■ **PROBLEM DESCRIPTION**
Copy all lines below exactly as written. Leave pictures out.
——————————
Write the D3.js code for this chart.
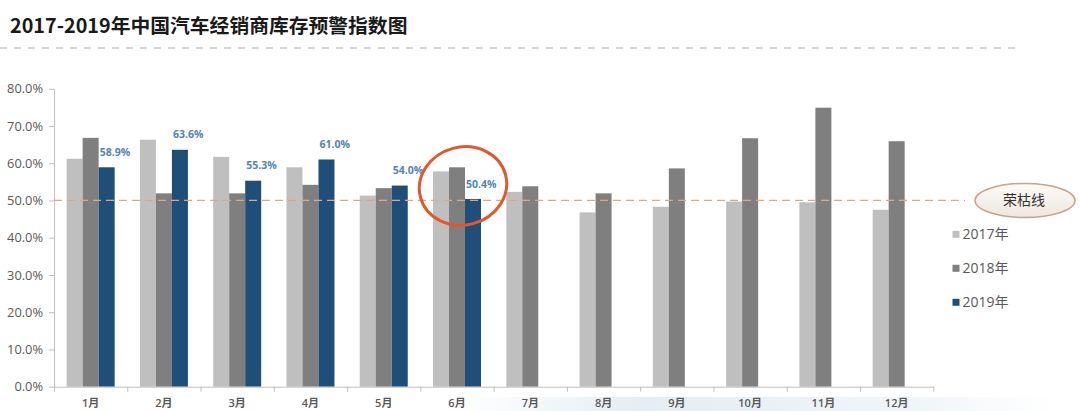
<!DOCTYPE html>
<html><head><meta charset="utf-8">
<script src="https://cdn.jsdelivr.net/npm/d3@7"></script>
<style>
html,body{margin:0;padding:0;background:#fff;}
svg{display:block;}
</style>
</head><body>
<svg id="c" width="1080" height="411"></svg>
<script>
const months = ["1月","2月","3月","4月","5月","6月","7月","8月","9月","10月","11月","12月"];
const seriesNames = ["2017年","2018年","2019年"];
const v2017 = [61.2, 66.3, 61.7, 58.9, 51.3, 57.8, 52.3, 46.8, 48.3, 49.7, 49.5, 47.5];
const v2018 = [66.8, 51.9, 51.9, 54.2, 53.3, 58.9, 53.8, 51.9, 58.6, 66.7, 74.9, 65.9];
const v2019 = [58.9, 63.6, 55.3, 61.0, 54.0, 50.4, null, null, null, null, null, null];
const yTicks = [0, 10, 20, 30, 40, 50, 60, 70, 80];
const thresholdValue = 50;
const thresholdLabel = "荣枯线";
const highlightMonth = "6月";
const title = "2017-2019年中国汽车经销商库存预警指数图";
const colors = ["#bfbfbf", "#7f7f7f", "#1f4e79"];

(function () {
const svg = d3.select("#c");
const font = "'Open Sans','Noto Sans CJK SC',sans-serif";
const cjk = "'Noto Sans CJK SC','Noto Sans',sans-serif";

const pLeft = 54, pRight = 933.3, pTop = 88.7, pBottom = 386.7;
const y = d3.scaleLinear().domain([0, 80]).range([pBottom, pTop]);
const x0 = d3.scaleBand().domain(months).range([pLeft, pRight]).paddingInner(0.345).paddingOuter(0.1725);
const x1 = d3.scaleBand().domain(seriesNames).range([0, x0.bandwidth()]);
const xb = d3.scaleLinear().domain([0, months.length]).range([pLeft, pRight]);

const defs = svg.append("defs");
const g1 = defs.append("linearGradient").attr("id","refl").attr("x1","0").attr("x2","1").attr("y1","0").attr("y2","0");
g1.append("stop").attr("offset","0%").attr("stop-color","#d3e2ec").attr("stop-opacity",0);
g1.append("stop").attr("offset","30%").attr("stop-color","#d3e2ec").attr("stop-opacity",0.6);
g1.append("stop").attr("offset","75%").attr("stop-color","#dde8f0").attr("stop-opacity",0.45);
g1.append("stop").attr("offset","100%").attr("stop-color","#e6eef4").attr("stop-opacity",0);
const g2 = defs.append("linearGradient").attr("id","pill").attr("x1","0").attr("x2","0").attr("y1","0").attr("y2","1");
g2.append("stop").attr("offset","0%").attr("stop-color","#fdfbf9");
g2.append("stop").attr("offset","100%").attr("stop-color","#efe6de");

// reflection artifact at bottom
svg.append("rect").attr("x", 460).attr("y", 397).attr("width", 600).attr("height", 14).attr("fill", "url(#refl)");

// title
svg.append("text").attr("x", 10).attr("y", 33).text(title)
  .attr("font-family", cjk).attr("font-weight", "bold").attr("font-size", 19.8).attr("fill", "#1a1a1a");
svg.append("line").attr("x1", 0).attr("x2", 1022).attr("y1", 48).attr("y2", 48)
  .attr("stroke", "#c8c8c8").attr("stroke-width", 1.5).attr("stroke-dasharray", "7,7");

// bars
const data = months.map((m, i) => ({m, vals: [v2017[i], v2018[i], v2019[i]]}));
const groups = svg.append("g").selectAll("g").data(data).join("g")
  .attr("transform", d => `translate(${x0(d.m)},0)`);
groups.selectAll("rect").data(d => d.vals.map((v, k) => ({v, k})).filter(e => e.v != null)).join("rect")
  .attr("x", e => x1(seriesNames[e.k]))
  .attr("width", x1.bandwidth())
  .attr("y", e => y(e.v))
  .attr("height", e => y(0) - y(e.v))
  .attr("fill", e => colors[e.k]);

// 2019 data labels
svg.append("g").selectAll("text").data(data.filter(d => d.vals[2] != null)).join("text")
  .attr("x", d => x0(d.m) + x1(seriesNames[2]) + 1)
  .attr("y", d => y(d.vals[2]) - 15)
  .attr("dy", "0.35em")
  .attr("font-family", font).attr("font-weight", "bold").attr("font-size", 10.5)
  .attr("fill", "#5283b8")
  .text(d => d.vals[2].toFixed(1) + "%");

// y axis
const yAxis = svg.append("g").attr("transform", `translate(${pLeft},0)`)
  .call(d3.axisLeft(y).tickValues(yTicks).tickFormat(d => d.toFixed(1) + "%").tickSize(5).tickSizeOuter(0).tickPadding(6));
yAxis.selectAll("path,line").attr("stroke", "#bfbfbf");
yAxis.selectAll("text").attr("font-family", font).attr("font-size", 12.8).attr("fill", "#5a5a5a");

// x axis: boundary ticks
const xAxisT = svg.append("g").attr("transform", `translate(0,${pBottom})`)
  .call(d3.axisBottom(xb).tickValues(d3.range(months.length + 1)).tickFormat("").tickSize(5).tickSizeOuter(0));
xAxisT.selectAll("path,line").attr("stroke", "#bfbfbf");
const xAxisL = svg.append("g").attr("transform", `translate(0,${pBottom})`)
  .call(d3.axisBottom(x0).tickSize(0).tickPadding(13));
xAxisL.select("path").remove();
xAxisL.selectAll("text").attr("font-family", font).attr("font-weight", 600).attr("font-size", 11).attr("fill", "#595959");

// threshold line
svg.append("line").attr("x1", pLeft).attr("x2", 965).attr("y1", y(thresholdValue)).attr("y2", y(thresholdValue))
  .attr("stroke", "#e6a67c").attr("stroke-width", 1.3).attr("stroke-dasharray", "8,5");
svg.append("ellipse").attr("cx", 1025).attr("cy", y(thresholdValue)).attr("rx", 50).attr("ry", 17)
  .attr("fill", "url(#pill)").attr("stroke", "#c9a487").attr("stroke-width", 1.5);
svg.append("text").attr("x", 1024).attr("y", y(thresholdValue)).attr("dy", "0.35em").attr("text-anchor", "middle")
  .attr("font-family", cjk).attr("font-size", 14).attr("fill", "#333").text(thresholdLabel);

// highlight circle
const hx = x0(highlightMonth) + x0.bandwidth() / 2 + 6;
svg.append("ellipse").attr("cx", hx).attr("cy", 186).attr("rx", 44).attr("ry", 39)
  .attr("transform", `rotate(-15,${hx},186)`)
  .attr("fill", "none").attr("stroke", "#e2582c").attr("stroke-width", 3);

// legend
const leg = svg.append("g").selectAll("g").data(seriesNames).join("g")
  .attr("transform", (d, i) => `translate(952.5,${234.3 + i * 34})`);
leg.append("rect").attr("x", 0).attr("y", -3.5).attr("width", 7).attr("height", 7).attr("fill", (d, i) => colors[i]);
leg.append("text").attr("x", 10).attr("dy", "0.35em").attr("font-family", font).attr("font-size", 14)
  .attr("fill", "#595959").text(d => d);
})();
</script>
</body></html>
——————————
■ **SOLUTION TO THIS TASK**
Write the D3.js code for this chart.
<!DOCTYPE html>
<html><head><meta charset="utf-8">
<script src="https://cdn.jsdelivr.net/npm/d3@7"></script>
<style>
html,body{margin:0;padding:0;background:#fff;}
svg{display:block;}
</style>
</head><body>
<svg id="c" width="1080" height="411"></svg>
<script>
const months = ["1月","2月","3月","4月","5月","6月","7月","8月","9月","10月","11月","12月"];
const seriesNames = ["2017年","2018年","2019年"];
const v2017 = [61.2, 66.3, 61.7, 58.9, 51.3, 57.8, 52.3, 46.8, 48.3, 49.7, 49.5, 47.5];
const v2018 = [66.8, 51.9, 51.9, 54.2, 53.3, 58.9, 53.8, 51.9, 58.6, 66.7, 74.9, 65.9];
const v2019 = [58.9, 63.6, 55.3, 61.0, 54.0, 50.4, null, null, null, null, null, null];
const yTicks = [0, 10, 20, 30, 40, 50, 60, 70, 80];
const thresholdValue = 50;
const thresholdLabel = "荣枯线";
const highlightMonth = "6月";
const title = "2017-2019年中国汽车经销商库存预警指数图";
const colors = ["#bfbfbf", "#7f7f7f", "#1f4e79"];

(function () {
const svg = d3.select("#c");
const font = "'Open Sans','Noto Sans CJK SC',sans-serif";
const cjk = "'Noto Sans CJK SC','Noto Sans',sans-serif";

const pLeft = 54, pRight = 933.3, pTop = 88.7, pBottom = 386.7;
const y = d3.scaleLinear().domain([0, 80]).range([pBottom, pTop]);
const x0 = d3.scaleBand().domain(months).range([pLeft, pRight]).paddingInner(0.345).paddingOuter(0.1725);
const x1 = d3.scaleBand().domain(seriesNames).range([0, x0.bandwidth()]);
const xb = d3.scaleLinear().domain([0, months.length]).range([pLeft, pRight]);

const defs = svg.append("defs");
const g1 = defs.append("linearGradient").attr("id","refl").attr("x1","0").attr("x2","1").attr("y1","0").attr("y2","0");
g1.append("stop").attr("offset","0%").attr("stop-color","#d3e2ec").attr("stop-opacity",0);
g1.append("stop").attr("offset","30%").attr("stop-color","#d3e2ec").attr("stop-opacity",0.6);
g1.append("stop").attr("offset","75%").attr("stop-color","#dde8f0").attr("stop-opacity",0.45);
g1.append("stop").attr("offset","100%").attr("stop-color","#e6eef4").attr("stop-opacity",0);
const g2 = defs.append("linearGradient").attr("id","pill").attr("x1","0").attr("x2","0").attr("y1","0").attr("y2","1");
g2.append("stop").attr("offset","0%").attr("stop-color","#fdfbf9");
g2.append("stop").attr("offset","100%").attr("stop-color","#efe6de");

// reflection artifact at bottom
svg.append("rect").attr("x", 460).attr("y", 397).attr("width", 600).attr("height", 14).attr("fill", "url(#refl)");

// title
svg.append("text").attr("x", 10).attr("y", 33).text(title)
  .attr("font-family", cjk).attr("font-weight", "bold").attr("font-size", 19.8).attr("fill", "#1a1a1a");
svg.append("line").attr("x1", 0).attr("x2", 1022).attr("y1", 48).attr("y2", 48)
  .attr("stroke", "#c8c8c8").attr("stroke-width", 1.5).attr("stroke-dasharray", "7,7");

// bars
const data = months.map((m, i) => ({m, vals: [v2017[i], v2018[i], v2019[i]]}));
const groups = svg.append("g").selectAll("g").data(data).join("g")
  .attr("transform", d => `translate(${x0(d.m)},0)`);
groups.selectAll("rect").data(d => d.vals.map((v, k) => ({v, k})).filter(e => e.v != null)).join("rect")
  .attr("x", e => x1(seriesNames[e.k]))
  .attr("width", x1.bandwidth())
  .attr("y", e => y(e.v))
  .attr("height", e => y(0) - y(e.v))
  .attr("fill", e => colors[e.k]);

// 2019 data labels
svg.append("g").selectAll("text").data(data.filter(d => d.vals[2] != null)).join("text")
  .attr("x", d => x0(d.m) + x1(seriesNames[2]) + 1)
  .attr("y", d => y(d.vals[2]) - 15)
  .attr("dy", "0.35em")
  .attr("font-family", font).attr("font-weight", "bold").attr("font-size", 10.5)
  .attr("fill", "#5283b8")
  .text(d => d.vals[2].toFixed(1) + "%");

// y axis
const yAxis = svg.append("g").attr("transform", `translate(${pLeft},0)`)
  .call(d3.axisLeft(y).tickValues(yTicks).tickFormat(d => d.toFixed(1) + "%").tickSize(5).tickSizeOuter(0).tickPadding(6));
yAxis.selectAll("path,line").attr("stroke", "#bfbfbf");
yAxis.selectAll("text").attr("font-family", font).attr("font-size", 12.8).attr("fill", "#5a5a5a");

// x axis: boundary ticks
const xAxisT = svg.append("g").attr("transform", `translate(0,${pBottom})`)
  .call(d3.axisBottom(xb).tickValues(d3.range(months.length + 1)).tickFormat("").tickSize(5).tickSizeOuter(0));
xAxisT.selectAll("path,line").attr("stroke", "#bfbfbf");
const xAxisL = svg.append("g").attr("transform", `translate(0,${pBottom})`)
  .call(d3.axisBottom(x0).tickSize(0).tickPadding(13));
xAxisL.select("path").remove();
xAxisL.selectAll("text").attr("font-family", font).attr("font-weight", 600).attr("font-size", 11).attr("fill", "#595959");

// threshold line
svg.append("line").attr("x1", pLeft).attr("x2", 965).attr("y1", y(thresholdValue)).attr("y2", y(thresholdValue))
  .attr("stroke", "#e6a67c").attr("stroke-width", 1.3).attr("stroke-dasharray", "8,5");
svg.append("ellipse").attr("cx", 1025).attr("cy", y(thresholdValue)).attr("rx", 50).attr("ry", 17)
  .attr("fill", "url(#pill)").attr("stroke", "#c9a487").attr("stroke-width", 1.5);
svg.append("text").attr("x", 1024).attr("y", y(thresholdValue)).attr("dy", "0.35em").attr("text-anchor", "middle")
  .attr("font-family", cjk).attr("font-size", 14).attr("fill", "#333").text(thresholdLabel);

// highlight circle
const hx = x0(highlightMonth) + x0.bandwidth() / 2 + 6;
svg.append("ellipse").attr("cx", hx).attr("cy", 186).attr("rx", 44).attr("ry", 39)
  .attr("transform", `rotate(-15,${hx},186)`)
  .attr("fill", "none").attr("stroke", "#e2582c").attr("stroke-width", 3);

// legend
const leg = svg.append("g").selectAll("g").data(seriesNames).join("g")
  .attr("transform", (d, i) => `translate(952.5,${234.3 + i * 34})`);
leg.append("rect").attr("x", 0).attr("y", -3.5).attr("width", 7).attr("height", 7).attr("fill", (d, i) => colors[i]);
leg.append("text").attr("x", 10).attr("dy", "0.35em").attr("font-family", font).attr("font-size", 14)
  .attr("fill", "#595959").text(d => d);
})();
</script>
</body></html>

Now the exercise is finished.